1) TEAP extends TLS RFC 5077

In section 2, TEAP discusses using phase 2 TLVs to include a TLS session
ticket and an associated secret key.
RFc 5077 only permits session tickets to be sent using the session
ticket message. I believe that  this is an extension to TLS that would
need to go through the TLS working group.

My preference is to remove TLS tickets sent via a manner other than the
session ticket handshake message.
If support for this is needed a better solution that does not involve
changing TLS would be to provision a key for use with a TLS preshared
key ciphersuite.

2) TEAP server is separate architectural element from inner server

So, in section 2 the document  says that the TEAP server and inner
server are separate architectural elements.
However, in section 1 a design goal was avoiding MITM attacks.

To meet that goal and to have an architecture where these servers are
separate, a lot more clarity is required around what a MITM is and what
is an acceptable intermediate.
I also suspect significant security analysis will be required on this
point.

Let's start by coming up with a clear definition of what a MITM is for
this protocol and work from there.
Section 7.3 is inadequate.
It does not clearly explain who is involved in the trust relationship.
IN particular, does the peer need to trust the intermediate, or do the
inner servers need to trust the intermediate or both?

I think it depends for different vulnerabilities.

In order to understand the architectural implications of this I'd like
to ask those who want to support this architectural separation to go
through every reference to MITM or man-in-the-middle or mutual
authentication in the document. For each reference, answer the following
questions:



A) Who is negatively affected if the attack is possible or the security
claim not maintained? (eap server, peer, intermediate, combination)

B) for security claims especially those about inner methods. Which
parties need to confirm the claim in order to avoid the harm identified
in A above?


I also think we need clarity around mutual authentication and what that
means especially when looking at compositions.


3) Section 3.2: resistance to MITM attack

The  specification refers to inner methods providing resistance to
man-in-the-middle attacks as if this is an RFC 3748 security claim.
I assume this refers to the discussion in section 7.4 of RFC 3748. 
I don't think that claim is strong enough to provide secure  composition
of inner methods with anonymous ciphersuites.
This is related and possibly a superset of the problems discussed in
draft-hartman-emu-mutual-crypto-binding).
Clearly checking the certificates is an inadequate solution for
anonymous TLS ciphersuites.

4) Section 3.2.2: overly much detail on TLS workings

I think that having something called a PAC which is really just a TLS
session ticket is undesirable. I don't think we need a new name for TLS
concepts we're reusing.
I am concerned that we specify so much  information about how TLS
session resumption works.
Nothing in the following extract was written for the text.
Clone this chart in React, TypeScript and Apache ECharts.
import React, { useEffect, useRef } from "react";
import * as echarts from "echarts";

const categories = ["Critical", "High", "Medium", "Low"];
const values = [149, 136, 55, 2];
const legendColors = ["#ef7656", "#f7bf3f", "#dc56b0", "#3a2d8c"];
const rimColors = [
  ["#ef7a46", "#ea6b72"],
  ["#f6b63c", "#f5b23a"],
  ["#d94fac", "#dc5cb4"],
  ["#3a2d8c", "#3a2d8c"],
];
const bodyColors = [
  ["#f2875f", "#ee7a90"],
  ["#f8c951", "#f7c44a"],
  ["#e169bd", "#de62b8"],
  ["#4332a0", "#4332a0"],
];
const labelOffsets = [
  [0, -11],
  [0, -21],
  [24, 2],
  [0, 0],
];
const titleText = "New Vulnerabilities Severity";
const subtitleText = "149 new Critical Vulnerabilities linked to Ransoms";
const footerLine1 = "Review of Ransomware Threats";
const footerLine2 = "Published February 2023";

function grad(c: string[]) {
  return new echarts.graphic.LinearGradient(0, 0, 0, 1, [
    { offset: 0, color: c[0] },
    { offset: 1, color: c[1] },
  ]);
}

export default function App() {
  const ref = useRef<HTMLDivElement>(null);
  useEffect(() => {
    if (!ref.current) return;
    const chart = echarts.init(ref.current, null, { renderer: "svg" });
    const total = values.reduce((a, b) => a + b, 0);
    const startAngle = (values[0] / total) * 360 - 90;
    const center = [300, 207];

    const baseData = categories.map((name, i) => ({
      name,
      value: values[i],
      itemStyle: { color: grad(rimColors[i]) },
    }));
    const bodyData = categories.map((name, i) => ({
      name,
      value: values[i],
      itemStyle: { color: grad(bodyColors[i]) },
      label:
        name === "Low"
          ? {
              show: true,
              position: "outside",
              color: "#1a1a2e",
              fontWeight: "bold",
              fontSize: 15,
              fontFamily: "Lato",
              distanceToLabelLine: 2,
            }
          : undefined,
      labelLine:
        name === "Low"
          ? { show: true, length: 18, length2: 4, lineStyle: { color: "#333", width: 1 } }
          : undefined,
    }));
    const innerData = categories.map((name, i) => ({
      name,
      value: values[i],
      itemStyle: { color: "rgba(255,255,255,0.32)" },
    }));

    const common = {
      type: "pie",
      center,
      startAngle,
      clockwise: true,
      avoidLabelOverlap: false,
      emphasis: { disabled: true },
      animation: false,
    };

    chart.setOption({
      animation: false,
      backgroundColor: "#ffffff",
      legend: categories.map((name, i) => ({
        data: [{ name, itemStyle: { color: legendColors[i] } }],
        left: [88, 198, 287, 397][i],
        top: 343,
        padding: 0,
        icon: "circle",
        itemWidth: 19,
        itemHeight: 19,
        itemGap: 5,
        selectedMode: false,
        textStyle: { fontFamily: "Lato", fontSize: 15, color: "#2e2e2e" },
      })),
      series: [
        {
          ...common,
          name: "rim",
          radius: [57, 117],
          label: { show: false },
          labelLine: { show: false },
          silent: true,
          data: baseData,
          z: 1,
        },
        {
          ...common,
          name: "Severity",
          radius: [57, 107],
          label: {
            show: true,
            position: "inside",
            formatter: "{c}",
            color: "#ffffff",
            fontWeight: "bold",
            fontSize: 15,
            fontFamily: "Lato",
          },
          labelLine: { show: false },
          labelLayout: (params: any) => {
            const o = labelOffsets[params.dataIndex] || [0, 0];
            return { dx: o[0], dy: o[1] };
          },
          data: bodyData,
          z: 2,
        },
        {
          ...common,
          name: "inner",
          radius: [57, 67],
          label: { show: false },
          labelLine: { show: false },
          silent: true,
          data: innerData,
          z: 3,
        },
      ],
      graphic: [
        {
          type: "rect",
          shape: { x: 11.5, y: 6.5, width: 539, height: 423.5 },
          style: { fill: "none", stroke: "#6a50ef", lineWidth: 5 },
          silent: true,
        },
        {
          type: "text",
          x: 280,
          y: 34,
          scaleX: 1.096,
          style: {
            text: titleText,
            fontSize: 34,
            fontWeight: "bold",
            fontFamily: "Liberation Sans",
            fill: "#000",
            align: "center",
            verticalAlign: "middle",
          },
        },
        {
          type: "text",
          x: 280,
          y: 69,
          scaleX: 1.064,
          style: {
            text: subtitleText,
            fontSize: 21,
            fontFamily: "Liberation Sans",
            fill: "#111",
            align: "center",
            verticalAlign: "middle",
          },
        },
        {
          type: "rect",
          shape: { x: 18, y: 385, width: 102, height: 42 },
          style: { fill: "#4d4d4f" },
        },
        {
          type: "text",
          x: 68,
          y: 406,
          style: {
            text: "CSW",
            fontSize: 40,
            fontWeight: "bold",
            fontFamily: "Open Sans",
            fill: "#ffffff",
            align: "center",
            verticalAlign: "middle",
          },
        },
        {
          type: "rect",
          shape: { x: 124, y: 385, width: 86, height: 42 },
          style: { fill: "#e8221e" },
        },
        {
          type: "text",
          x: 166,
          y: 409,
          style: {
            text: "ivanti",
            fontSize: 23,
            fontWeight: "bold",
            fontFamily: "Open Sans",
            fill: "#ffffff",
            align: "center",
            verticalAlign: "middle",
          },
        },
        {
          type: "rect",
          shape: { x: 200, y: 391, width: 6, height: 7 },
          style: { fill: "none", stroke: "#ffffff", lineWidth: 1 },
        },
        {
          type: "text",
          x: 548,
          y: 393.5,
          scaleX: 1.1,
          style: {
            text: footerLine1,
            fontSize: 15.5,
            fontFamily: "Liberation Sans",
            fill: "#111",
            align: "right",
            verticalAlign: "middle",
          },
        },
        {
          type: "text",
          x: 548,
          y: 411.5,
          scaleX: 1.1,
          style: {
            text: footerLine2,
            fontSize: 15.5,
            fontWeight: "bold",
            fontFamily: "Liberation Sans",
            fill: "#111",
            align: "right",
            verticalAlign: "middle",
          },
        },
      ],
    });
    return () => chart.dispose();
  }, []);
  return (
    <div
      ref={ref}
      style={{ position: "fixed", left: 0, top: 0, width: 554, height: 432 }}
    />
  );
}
What if future versions of TLS change that?
What if our spec is inconsistent with TLS?

I recommend we remove most of the information about server and client
TLS session resumption and fall back to full vs abbreviated handshakes.


5)  Section 3.3.3: confused

I'm confused when I read section 3.3.3 on protected negotiation
indication. I don't understand when an intermediate result TLV is or is
not required for the peer and server.
Also, shouldn't the crypto binding TLV always be required here?
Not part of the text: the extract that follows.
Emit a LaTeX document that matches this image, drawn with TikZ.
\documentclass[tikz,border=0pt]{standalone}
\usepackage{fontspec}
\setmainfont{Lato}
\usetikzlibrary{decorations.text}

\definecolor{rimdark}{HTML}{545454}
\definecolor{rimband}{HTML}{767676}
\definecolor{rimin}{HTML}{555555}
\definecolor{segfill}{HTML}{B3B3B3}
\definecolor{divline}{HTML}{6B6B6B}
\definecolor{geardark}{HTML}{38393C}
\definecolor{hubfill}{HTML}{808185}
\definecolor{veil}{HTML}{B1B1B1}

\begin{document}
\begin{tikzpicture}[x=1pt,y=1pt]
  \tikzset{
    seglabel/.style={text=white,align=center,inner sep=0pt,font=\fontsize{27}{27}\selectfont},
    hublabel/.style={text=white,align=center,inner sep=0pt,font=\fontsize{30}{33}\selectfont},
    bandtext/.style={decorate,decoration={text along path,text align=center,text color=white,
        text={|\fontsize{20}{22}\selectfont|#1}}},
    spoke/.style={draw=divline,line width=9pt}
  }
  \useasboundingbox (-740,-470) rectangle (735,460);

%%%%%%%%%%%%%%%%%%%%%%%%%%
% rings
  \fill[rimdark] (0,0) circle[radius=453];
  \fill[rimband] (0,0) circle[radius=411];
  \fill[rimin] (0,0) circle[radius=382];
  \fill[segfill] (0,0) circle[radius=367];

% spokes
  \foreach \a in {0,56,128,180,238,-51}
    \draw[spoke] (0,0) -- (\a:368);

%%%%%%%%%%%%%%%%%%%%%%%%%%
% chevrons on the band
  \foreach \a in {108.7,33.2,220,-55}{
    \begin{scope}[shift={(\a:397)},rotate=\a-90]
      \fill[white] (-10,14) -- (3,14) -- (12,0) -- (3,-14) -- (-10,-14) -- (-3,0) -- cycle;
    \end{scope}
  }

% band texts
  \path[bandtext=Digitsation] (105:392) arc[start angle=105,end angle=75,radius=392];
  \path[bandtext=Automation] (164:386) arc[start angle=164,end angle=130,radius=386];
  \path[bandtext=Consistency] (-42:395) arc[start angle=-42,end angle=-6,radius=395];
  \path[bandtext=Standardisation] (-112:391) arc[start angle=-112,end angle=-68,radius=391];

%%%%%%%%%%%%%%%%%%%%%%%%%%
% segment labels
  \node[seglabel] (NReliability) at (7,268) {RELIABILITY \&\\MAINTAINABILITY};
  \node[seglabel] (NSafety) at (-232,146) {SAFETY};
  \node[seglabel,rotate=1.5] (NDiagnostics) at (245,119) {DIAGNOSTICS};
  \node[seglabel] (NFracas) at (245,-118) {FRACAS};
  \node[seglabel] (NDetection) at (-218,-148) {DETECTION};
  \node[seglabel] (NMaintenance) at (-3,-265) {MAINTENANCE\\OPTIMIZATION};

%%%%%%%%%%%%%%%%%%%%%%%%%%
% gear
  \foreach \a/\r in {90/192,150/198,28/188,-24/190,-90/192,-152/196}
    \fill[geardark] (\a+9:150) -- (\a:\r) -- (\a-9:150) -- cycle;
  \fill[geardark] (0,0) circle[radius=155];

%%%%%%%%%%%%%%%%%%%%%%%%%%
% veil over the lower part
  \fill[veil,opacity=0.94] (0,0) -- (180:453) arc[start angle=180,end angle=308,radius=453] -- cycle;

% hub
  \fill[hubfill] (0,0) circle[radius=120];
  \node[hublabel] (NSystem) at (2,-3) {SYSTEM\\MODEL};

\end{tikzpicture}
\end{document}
6)  Section 3.3.3: please require peers reject EAP success without
protected negotiation.

I think it is very important that we mandate peers implementing TEAP
MUST not treat an EAP success packet  prior to the peer and server
reaching protected result indication as successful.
When peers do this (as many do with existing methods) it permits several
bid-down attacks.
Se the new text in one of the most recent channel bindings specs for an
example.

7) Section 3.3.3: How does a peer do channel binding

What should a peer do if it wishes to perform channel binding and server
sends back a protected success?

Request-action seems inefficient for this because the first message is
the channel binding request  coming from the client to server.


8) Examples with section 3.3

I think that section 3.3 could benefit from several examples:


1)  A peer wishes to use a client certificate but wishes to hide its
 identity  and thus use renegotiation. The server requests some inner
 method in the first phase 2 message before the client can start
 renegotiation at TLS.
Show an example flow of how this works out and how the parties get back
 in sync.

2) A peer wishes to use an inner eap method even when the server is
happy to offer success in the first message. Show how many result
indications are required.

3) Show how channel bindings interact with the result indications.

8) Section 3.4: what is a peer ID?

Section 3.4 needs a reference to where the concept of peer ID is
defined.

9)   Section 3.5: session ID

First, you need a reference to what an EAP session ID is.

second, do TLS implementations really make this value available?

The text is unclear how this interacts with  session resumption. I'd
like to start by understanding whether we want the session ID to change
for session resumption.

I wonder if using something we've already standardized like the
construction in section 3 of RFC 5929 would be a better choice for
something that we can implement here?